• [Directive] Copy each line in the data that includes the word "with".

• [Data lines]
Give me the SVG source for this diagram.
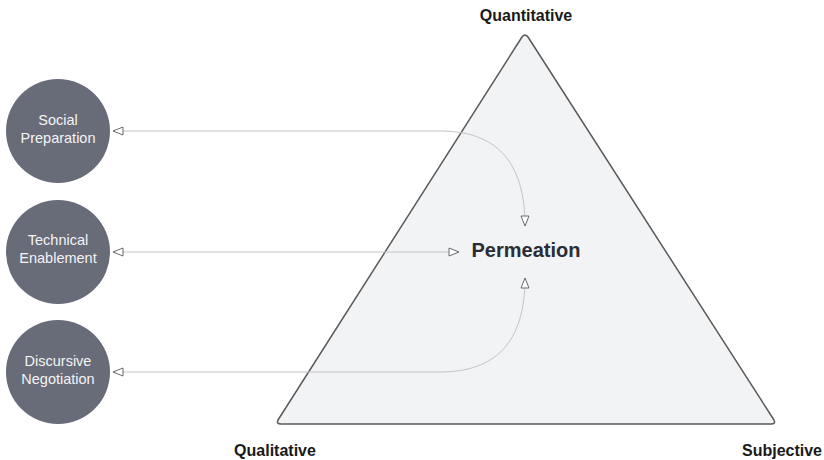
<svg xmlns="http://www.w3.org/2000/svg" width="824" height="460" viewBox="0 0 824 460">
<defs>
<style>
.circ{fill:#686b78;}
.ctext{font-family:"Liberation Sans",Arial,sans-serif;font-size:14.5px;fill:#f4f4f6;text-anchor:middle;}
.lbl{font-family:"Liberation Sans",Arial,sans-serif;font-size:16px;font-weight:bold;fill:#1a1a1a;text-anchor:middle;}
.conn{fill:none;stroke:#c4c4c4;stroke-width:1;}
</style>
<marker id="ah" viewBox="0 0 12 10" refX="11" refY="5" markerWidth="12" markerHeight="10" markerUnits="userSpaceOnUse" orient="auto-start-reverse">
<path d="M1,1 L11,5 L1,9 Z" fill="#ffffff" stroke="#6a6a6a" stroke-width="1"/>
</marker>
</defs>
<rect width="824" height="460" fill="#ffffff"/>
<g id="triangle">
<path d="M522,37 Q525,33 528,37 L774,420 Q776,424 771,424 L281,424 Q276,424 278,420 Z" fill="#f2f3f5" stroke="#5a5a5a" stroke-width="1.5" stroke-linejoin="round"/>
</g>
<g id="connectors">
<path class="conn" d="M113,131 L440,131 C495,131 525,160 525,226" marker-start="url(#ah)" marker-end="url(#ah)"/>
<path class="conn" d="M113,252 L459,252" marker-start="url(#ah)" marker-end="url(#ah)"/>
<path class="conn" d="M113,372 L440,372 C495,372 525,343 525,278" marker-start="url(#ah)" marker-end="url(#ah)"/>
</g>
<g id="social">
<circle class="circ" cx="58" cy="131" r="52"/>
<text class="ctext" x="58" y="125">Social</text>
<text class="ctext" x="58" y="143">Preparation</text>
</g>
<g id="technical">
<circle class="circ" cx="58" cy="252" r="52"/>
<text class="ctext" x="58" y="245">Technical</text>
<text class="ctext" x="58" y="263">Enablement</text>
</g>
<g id="discursive">
<circle class="circ" cx="58" cy="372" r="52"/>
<text class="ctext" x="58" y="366">Discursive</text>
<text class="ctext" x="58" y="384">Negotiation</text>
</g>
<g id="permeation">
<text x="526" y="257" font-family="'Liberation Sans',Arial,sans-serif" font-size="20" font-weight="bold" fill="#2b2d36" text-anchor="middle">Permeation</text>
</g>
<g id="quantitative"><text class="lbl" x="526" y="21">Quantitative</text></g>
<g id="qualitative"><text class="lbl" x="275" y="456">Qualitative</text></g>
<g id="subjective"><text class="lbl" x="782" y="456">Subjective</text></g>
</svg>
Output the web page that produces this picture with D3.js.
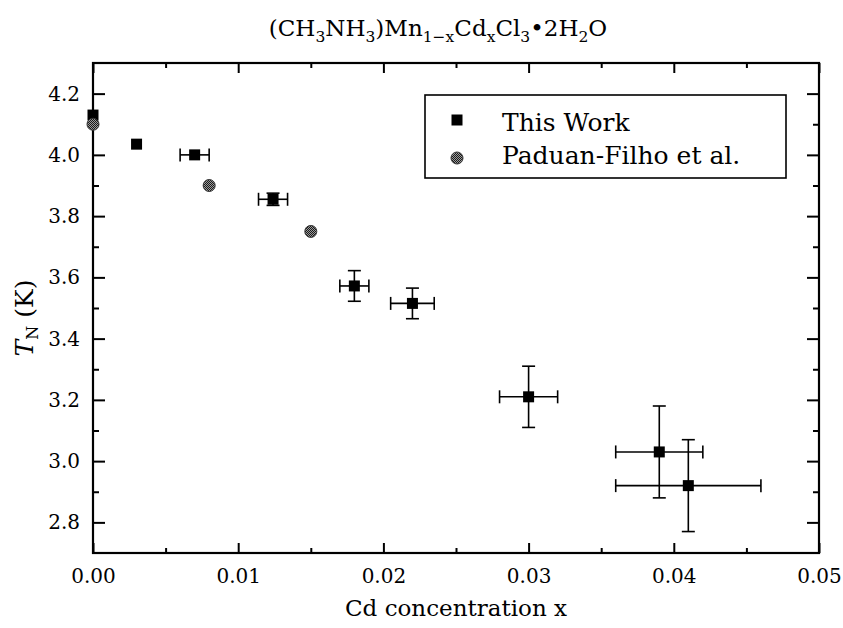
<!DOCTYPE html>
<html>
<head>
<meta charset="utf-8">
<script src="https://cdn.jsdelivr.net/npm/d3@7"></script>
<style>
  html, body { margin: 0; padding: 0; background: #fff; }
  svg { display: block; }
  text { font-family: "DejaVu Serif", "Liberation Serif", serif; fill: #000; }
</style>
</head>
<body>
<svg id="chart" width="843" height="628"></svg>
<script>
// Néel temperature vs Cd concentration
const thisWorkX    = [0.000, 0.003, 0.007, 0.0124, 0.018, 0.022, 0.030, 0.039, 0.041];
const thisWorkT    = [4.13, 4.035, 4.00, 3.855, 3.572, 3.515, 3.21, 3.03, 2.92];
const thisWorkXErr = [0, 0, 0.001, 0.001, 0.001, 0.0015, 0.002, 0.003, 0.005];
const thisWorkTErr = [0, 0, 0, 0.02, 0.05, 0.05, 0.10, 0.15, 0.15];

const paduanX = [0.000, 0.008, 0.015];
const paduanT = [4.10, 3.90, 3.75];

const xMajorTicks = [0, 0.01, 0.02, 0.03, 0.04, 0.05];
const xMinorTicks = [0.005, 0.015, 0.025, 0.035, 0.045];
const yMajorTicks = [2.8, 3.0, 3.2, 3.4, 3.6, 3.8, 4.0, 4.2];
const yMinorTicks = [2.9, 3.1, 3.3, 3.5, 3.7, 3.9, 4.1];

const legendLabels = ["This Work", "Paduan-Filho et al."];

const svg = d3.select("#chart");
const plot = { left: 93, right: 819, top: 63, bottom: 553 };

const x = d3.scaleLinear().domain([0, 0.05]).range([plot.left, plot.right]);
const y = d3.scaleLinear().domain([2.7, 4.3]).range([plot.bottom, plot.top]);

// halftone fill for the reference circles
const defs = svg.append("defs");
const pat = defs.append("pattern")
  .attr("id", "halftone").attr("patternUnits", "userSpaceOnUse")
  .attr("width", 2).attr("height", 2);
pat.append("rect").attr("width", 2).attr("height", 2).attr("fill", "#9a9a9a");
pat.append("rect").attr("x", 0).attr("y", 0).attr("width", 1).attr("height", 1).attr("fill", "#1a1a1a");
pat.append("rect").attr("x", 1).attr("y", 1).attr("width", 1).attr("height", 1).attr("fill", "#1a1a1a");

// axes: ticks on all four sides, pointing inward
function styleAxis(g) {
  g.attr("font-family", "DejaVu Serif").attr("font-size", 20);
  g.select(".domain").remove();
  g.selectAll(".tick line").attr("stroke", "#000").attr("stroke-width", 2);
  g.selectAll(".tick text").attr("fill", "#000");
}

svg.append("g").attr("transform", `translate(0,${plot.bottom})`)
  .call(d3.axisBottom(x).tickValues(xMajorTicks).tickSize(-10).tickPadding(16).tickFormat(d3.format(".2f")))
  .call(styleAxis);
svg.append("g").attr("transform", `translate(0,${plot.bottom})`)
  .call(d3.axisBottom(x).tickValues(xMinorTicks).tickSize(-5).tickFormat(""))
  .call(styleAxis);
svg.append("g").attr("transform", `translate(0,${plot.top})`)
  .call(d3.axisTop(x).tickValues(xMajorTicks).tickSize(-10).tickFormat(""))
  .call(styleAxis);
svg.append("g").attr("transform", `translate(0,${plot.top})`)
  .call(d3.axisTop(x).tickValues(xMinorTicks).tickSize(-5).tickFormat(""))
  .call(styleAxis);

svg.append("g").attr("transform", `translate(${plot.left},0)`)
  .call(d3.axisLeft(y).tickValues(yMajorTicks).tickSize(-12).tickPadding(13).tickFormat(d3.format(".1f")))
  .call(styleAxis);
svg.append("g").attr("transform", `translate(${plot.left},0)`)
  .call(d3.axisLeft(y).tickValues(yMinorTicks).tickSize(-6).tickFormat(""))
  .call(styleAxis);
svg.append("g").attr("transform", `translate(${plot.right},0)`)
  .call(d3.axisRight(y).tickValues(yMajorTicks).tickSize(-12).tickFormat(""))
  .call(styleAxis);
svg.append("g").attr("transform", `translate(${plot.right},0)`)
  .call(d3.axisRight(y).tickValues(yMinorTicks).tickSize(-6).tickFormat(""))
  .call(styleAxis);

// empty minor-tick labels are not needed
svg.selectAll(".tick text").filter(function () { return this.textContent === ""; }).remove();

// frame
svg.append("rect")
  .attr("x", plot.left).attr("y", plot.top)
  .attr("width", plot.right - plot.left).attr("height", plot.bottom - plot.top)
  .attr("fill", "none").attr("stroke", "#000").attr("stroke-width", 2.2);

// error bars
const pts = thisWorkX.map((v, i) => ({ x: v, t: thisWorkT[i], dx: thisWorkXErr[i], dt: thisWorkTErr[i] }));
const cap = 6.5;
const eb = svg.append("g").attr("stroke", "#000").attr("stroke-width", 1.6).attr("fill", "none");
pts.filter(d => d.dx > 0).forEach(d => {
  const cy = y(d.t), x0 = x(d.x - d.dx), x1 = x(d.x + d.dx);
  eb.append("line").attr("x1", x0).attr("x2", x1).attr("y1", cy).attr("y2", cy);
  eb.append("line").attr("x1", x0).attr("x2", x0).attr("y1", cy - cap).attr("y2", cy + cap);
  eb.append("line").attr("x1", x1).attr("x2", x1).attr("y1", cy - cap).attr("y2", cy + cap);
});
pts.filter(d => d.dt > 0).forEach(d => {
  const cx = x(d.x), y0 = y(d.t - d.dt), y1 = y(d.t + d.dt);
  eb.append("line").attr("x1", cx).attr("x2", cx).attr("y1", y0).attr("y2", y1);
  eb.append("line").attr("x1", cx - cap).attr("x2", cx + cap).attr("y1", y0).attr("y2", y0);
  eb.append("line").attr("x1", cx - cap).attr("x2", cx + cap).attr("y1", y1).attr("y2", y1);
});

// square markers (this work)
const sq = 11;
svg.append("g").selectAll("rect").data(pts).join("rect")
  .attr("x", d => x(d.x) - sq / 2).attr("y", d => y(d.t) - sq / 2)
  .attr("width", sq).attr("height", sq).attr("fill", "#000");

// circle markers (Paduan-Filho et al.)
svg.append("g").selectAll("circle").data(paduanX.map((v, i) => ({ x: v, t: paduanT[i] }))).join("circle")
  .attr("cx", d => x(d.x)).attr("cy", d => y(d.t)).attr("r", 6)
  .attr("fill", "url(#halftone)").attr("stroke", "#333").attr("stroke-width", 1);

// legend
const lg = svg.append("g");
lg.append("rect").attr("x", 425).attr("y", 95).attr("width", 361).attr("height", 83)
  .attr("fill", "#fff").attr("stroke", "#000").attr("stroke-width", 1.6);
lg.append("rect").attr("x", 457 - 5.5).attr("y", 120 - 5.5).attr("width", sq).attr("height", sq).attr("fill", "#000");
lg.append("circle").attr("cx", 457).attr("cy", 158).attr("r", 6)
  .attr("fill", "url(#halftone)").attr("stroke", "#333").attr("stroke-width", 1);
lg.append("text").attr("x", 502).attr("y", 131).style("font-size", "25px").text(legendLabels[0]);
lg.append("text").attr("x", 502).attr("y", 164).style("font-size", "25px").text(legendLabels[1]);

// title with chemical formula subscripts
function formula(sel, parts, size, subSize, shift) {
  let pending = 0;
  parts.forEach(p => {
    if (p.sub) {
      sel.append("tspan").attr("dy", shift - pending).style("font-size", subSize + "px").text(p.sub);
      pending = shift;
    } else {
      sel.append("tspan").attr("dy", -pending).style("font-size", size + "px").text(p.t);
      pending = 0;
    }
  });
}
const title = svg.append("text").attr("x", 438).attr("y", 36).attr("text-anchor", "middle");
formula(title, [
  { t: "(CH" }, { sub: "3" }, { t: "NH" }, { sub: "3" }, { t: ")Mn" }, { sub: "1\u2212x" },
  { t: "Cd" }, { sub: "x" }, { t: "Cl" }, { sub: "3" }, { t: "\u20222H" }, { sub: "2" }, { t: "O" }
], 23, 15.5, 6);

// axis titles
svg.append("text").attr("x", (plot.left + plot.right) / 2).attr("y", 616)
  .attr("text-anchor", "middle").style("font-size", "23px").text("Cd concentration x");

const yt = svg.append("text").attr("transform", "translate(33,318) rotate(-90)").attr("text-anchor", "middle");
yt.append("tspan").style("font-size", "25px").style("font-style", "italic").text("T");
yt.append("tspan").attr("dy", 5).style("font-size", "16px").text("N");
yt.append("tspan").attr("dy", -5).style("font-size", "25px").text(" (K)");
</script>
</body>
</html>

• [The completed task]
Output the web page that produces this picture with D3.js.
// title with chemical formula subscripts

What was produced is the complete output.